Intimi ma non morbosi, noir e politicisti a tutti i costi. La Rai, Liorni's way
Roma. La tv pomeridiana vi ha esasperato con i contenuti trashissimi? Le storie iperboliche gridate a squarciagola, la cronaca troppo nera, la cannibalizzazione dei fatti altrui a favor di telecamera e furor di ascolti vi hanno fracassato le maracas? Bene (anzi, male): questa chiacchierata potrebbe fare al caso vostro. Abbiamo incontrato Marco Liorni (casa Presta). Volto elegante che la Rai ha scelto e riscelto per la conduzione della “Vita in diretta”. Il competitor, insieme alla collega Cristina Parodi, di “Pomeriggio Cinque”. Tanta roba, almeno stando agli ascolti che nella stagione appena conclusa hanno premiato il programma. Lo abbiamo incontrato in un caldissimo pomeriggio romano. A Prati, dove sennò? Camicia di lino a righe sottili bianche e azzurre su pantaloni beige: “Non ti do la mano perché c’è tutto il gelato di mia figlia sopra”, esordisce sorridente. Padre di tre bimbi – Niccolò, Emma e Viola – marito di Giovanna che fa ufficio stampa, ma nella Sanità. Un sorriso limpido e tutti i capelli ancora in testa. Che non è scontato, visto che il nostro ha superato i 50. Posato. Garbato. “Appena entro in studio m’illumino, è il mio habitat: volevo fare questo mestiere fin da piccolissimo. Il mio modello? Enzo Tortora”. Una conduzione fresca senza essere fredda, la sua. Intima, non morbosa. Lui, versatile per natura, ha condotto un po’ di tutto. E’ voce radiofonica per Rds, ha scritto spettacoli teatrali e i copioni se li crea da sé.
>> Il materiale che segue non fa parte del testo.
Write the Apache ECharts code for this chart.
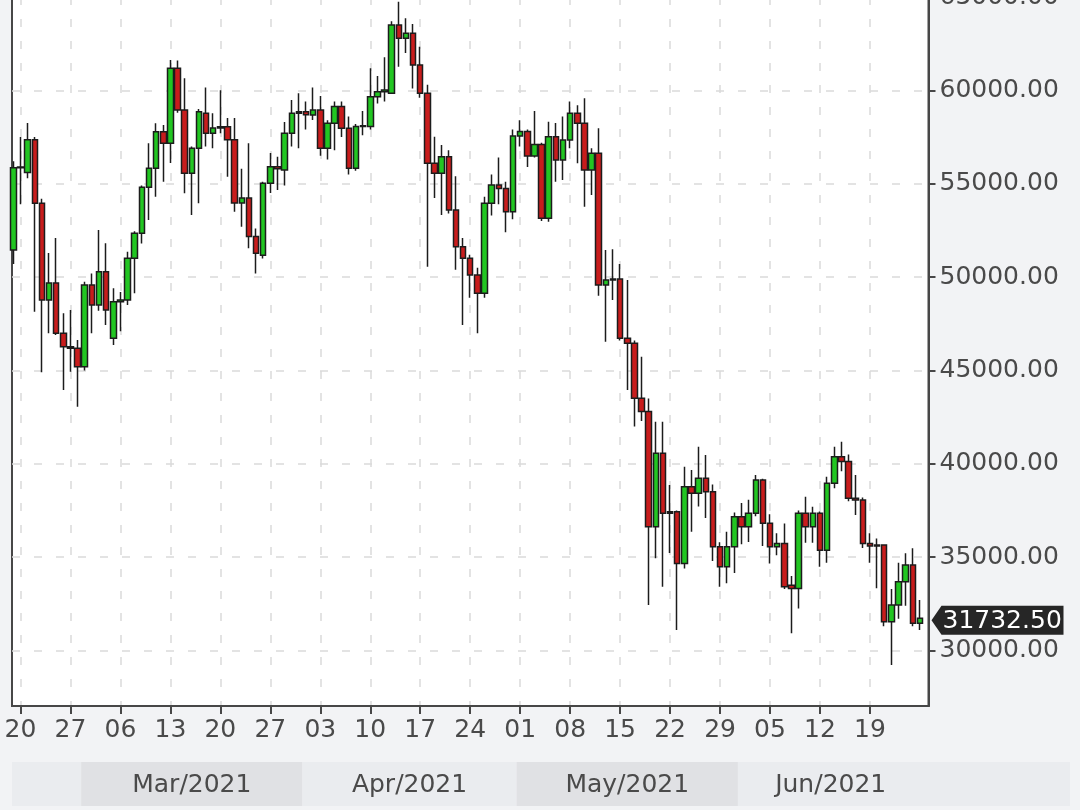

“Sono autore di me stesso. Da sempre. E poi parto dal presupposto che sono io a mettermi a disposizione del programma: è il mio modo per fare davvero servizio pubblico”. La sua “Vita in diretta”, come detto, ha regalato ascolti di cui vantarsi, ma al meglio non c’è mai fine – sostiene – e lui lo ha ben presente. Un difetto del programma? “Forse dovrebbe avere un tocco di freschezza in più, vorrei trovare un modo diverso di raccontare le storie: una maniera pop per spiegare anche cose un po’ più complesse, nel senso più montanelliano del termine, così da avvicinare le persone che guardano la televisione ad argomenti apparentemente ostici: questa è la sfida, per me”. Lo dice lui, che di pop se ne intende. Forse lo ricordate ad aprire la porta rossa del “Grande Fratello”, quando a condurlo c’era l’attuale direttore della terza rete Rai, Daria Bignardi. “Lo rifarei assolutamente, ho imparato moltissimo. Il ‘Grande Fratello’ ha cambiato le sorti della televisione italiana. Dico di più, mi piacerebbe lasciare il segno con un programma mio su un argomento delicato ma che appartiene alla vita: gli ultimi giorni su questa terra. Per ora non dico altro”.
Con Daria? “Non ci sentiamo, ma penso potrà fare bene a Rai Tre. Così come Dalla Tana e Fabiano. La freschezza di cui parlavo prima, dovrebbe riguardare il servizio pubblico. Ed è la direzione verso la quale vuole andare Campo Dall’Orto”. Quello che si dice nei corridoi di Viale Mazzini è che, da adesso, non esistono più soltanto gli ascolti. Meglio un punto in meno di share e mezzo in più nella qualità di ciò che viene proposto. Qualità? Stiamo a guardare. E se i desiderata del dg è questo, non è un caso che abbia scelto di dare un taglietto alla cronaca nera e uno ai talk-show. “I talk vanno rivisti, è un discorso di ritmo. Mi piacerebbe condurne uno, ma non di politica. Per quanto riguarda la cronaca nera, penso si possa fare, ma dosata e con le dovute misure. Quel tipo di racconto ha sempre catturato l’attenzione delle persone, dal caso terribile di Alfredino, in giù. Non è un fatto nuovo. E’ la gente che la chiede in un certo senso. Il nostro compito è affrontarla nel giusto modo”. Cercasi nuovi format. Chissà che da queste parti non ne nasca uno nuovo e a sorpresa.